— TASK PROMPT —
Reproduce, character for character, the lines below from the first through the one with "from matplotlib.patches import Rectangle". Leave pictures out.

-- BEGIN --

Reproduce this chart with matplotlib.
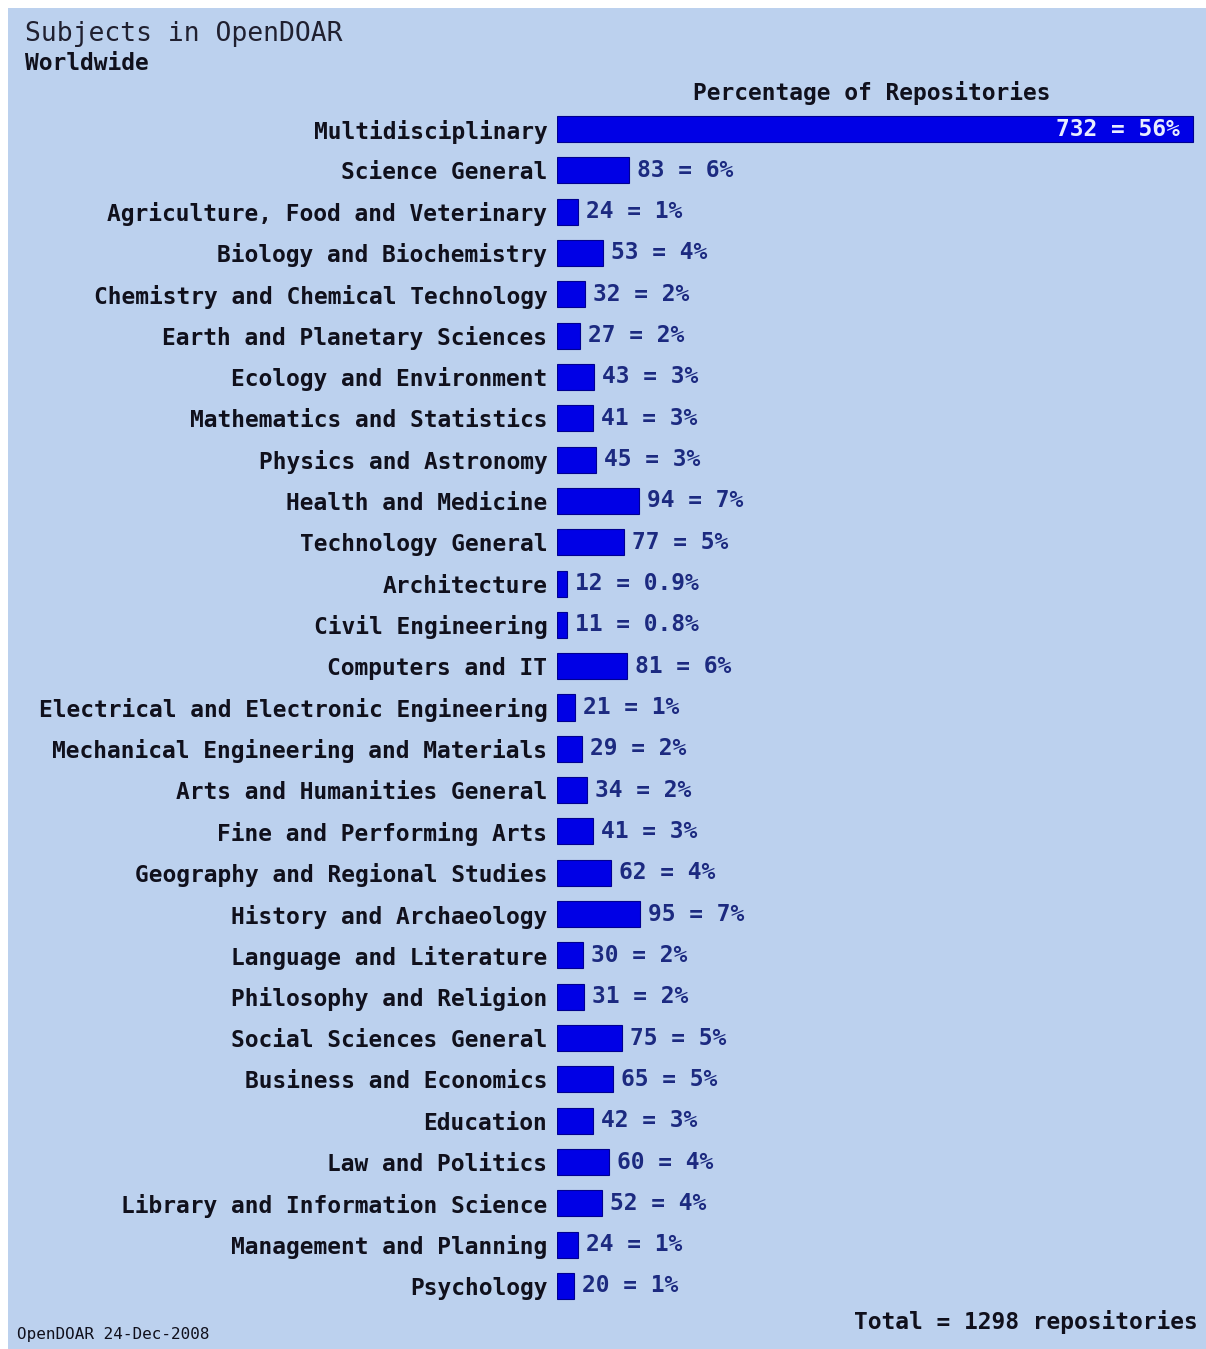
import matplotlib.pyplot as plt
from matplotlib.patches import Rectangle

subjects = [
    "Multidisciplinary", "Science General", "Agriculture, Food and Veterinary",
    "Biology and Biochemistry", "Chemistry and Chemical Technology",
    "Earth and Planetary Sciences", "Ecology and Environment",
    "Mathematics and Statistics", "Physics and Astronomy", "Health and Medicine",
    "Technology General", "Architecture", "Civil Engineering", "Computers and IT",
    "Electrical and Electronic Engineering", "Mechanical Engineering and Materials",
    "Arts and Humanities General", "Fine and Performing Arts",
    "Geography and Regional Studies", "History and Archaeology",
    "Language and Literature", "Philosophy and Religion", "Social Sciences General",
    "Business and Economics", "Education", "Law and Politics",
    "Library and Information Science", "Management and Planning", "Psychology",
]
counts = [732, 83, 24, 53, 32, 27, 43, 41, 45, 94, 77, 12, 11, 81, 21, 29, 34,
          41, 62, 95, 30, 31, 75, 65, 42, 60, 52, 24, 20]
pct_labels = ["56", "6", "1", "4", "2", "2", "3", "3", "3", "7", "5", "0.9", "0.8",
              "6", "1", "2", "2", "3", "4", "7", "2", "2", "5", "5", "3", "4", "4",
              "1", "1"]
total = 1298

W, H = 1206, 1349
bg = "#bcd1ee"
bar_col = "#0000e6"
txt_col = "#10101c"
val_col = "#1c2a80"
mono = "DejaVu Sans Mono"

fig = plt.figure(figsize=(W / 100, H / 100), dpi=100)
fig.patch.set_facecolor("white")
fig.patches.append(Rectangle((8 / W, 0), 1 - 8 / W, 1 - 8 / H,
                             transform=fig.transFigure, facecolor=bg,
                             edgecolor="none", zorder=-10))

# axes placed so that one row = ~41.3 px, bars start at x=557
row = 41.32
top_px = 129 - row / 2
bot_px = 1286 + row / 2
left_px, right_px = 557, 1200
ax = fig.add_axes([left_px / W, 1 - bot_px / H, (right_px - left_px) / W,
                   (bot_px - top_px) / H])
ax.set_facecolor("none")
xmax = (right_px - left_px) / ((1193 - 557) / 732)
ax.set_xlim(0, xmax)
ax.set_ylim(len(subjects) - 0.5, -0.5)

ypos = list(range(len(subjects)))
ax.barh(ypos, counts, height=0.63, color=bar_col, edgecolor="#000090",
        linewidth=0.8)

px = xmax / (right_px - left_px)
for y, c, p in zip(ypos, counts, pct_labels):
    s = f"{c} = {p}%"
    if c > 400:
        ax.text(c - 13 * px, y, s, ha="right", va="center", color="#e8ecff",
                fontsize=16.5, fontweight="bold", family=mono)
    else:
        ax.text(c + 8 * px, y, s, ha="left", va="center", color=val_col,
                fontsize=16.5, fontweight="bold", family=mono)

ax.set_yticks(ypos)
ax.set_yticklabels(subjects, family=mono, fontweight="bold", fontsize=16.5,
                   color=txt_col)
ax.tick_params(axis="y", length=0, pad=7)
ax.set_xticks([])
for sp in ax.spines.values():
    sp.set_visible(False)

fig.text(25 / W, 1 - 34 / H, "Subjects in OpenDOAR", family=mono, fontsize=19,
         color="#202030", va="center", ha="left")
fig.text(25 / W, 1 - 63 / H, "Worldwide", family=mono, fontsize=16.5,
         fontweight="bold", color=txt_col, va="center", ha="left")
fig.text(872 / W, 1 - 93 / H, "Percentage of Repositories", family=mono,
         fontsize=16.5, fontweight="bold", color=txt_col, va="center",
         ha="center")
fig.text(1198 / W, 1 - 1322 / H, f"Total = {total} repositories", family=mono,
         fontsize=16.5, fontweight="bold", color=txt_col, va="center",
         ha="right")
fig.text(17 / W, 1 - 1335 / H, "OpenDOAR 24-Dec-2008", family=mono,
         fontsize=11.5, color=txt_col, va="center", ha="left")

fig.savefig("out.png", dpi=100, facecolor=fig.get_facecolor())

-- END --

— RESULT FOR THIS EXERCISE —
Reproduce this chart with matplotlib.
import matplotlib.pyplot as plt
from matplotlib.patches import Rectangle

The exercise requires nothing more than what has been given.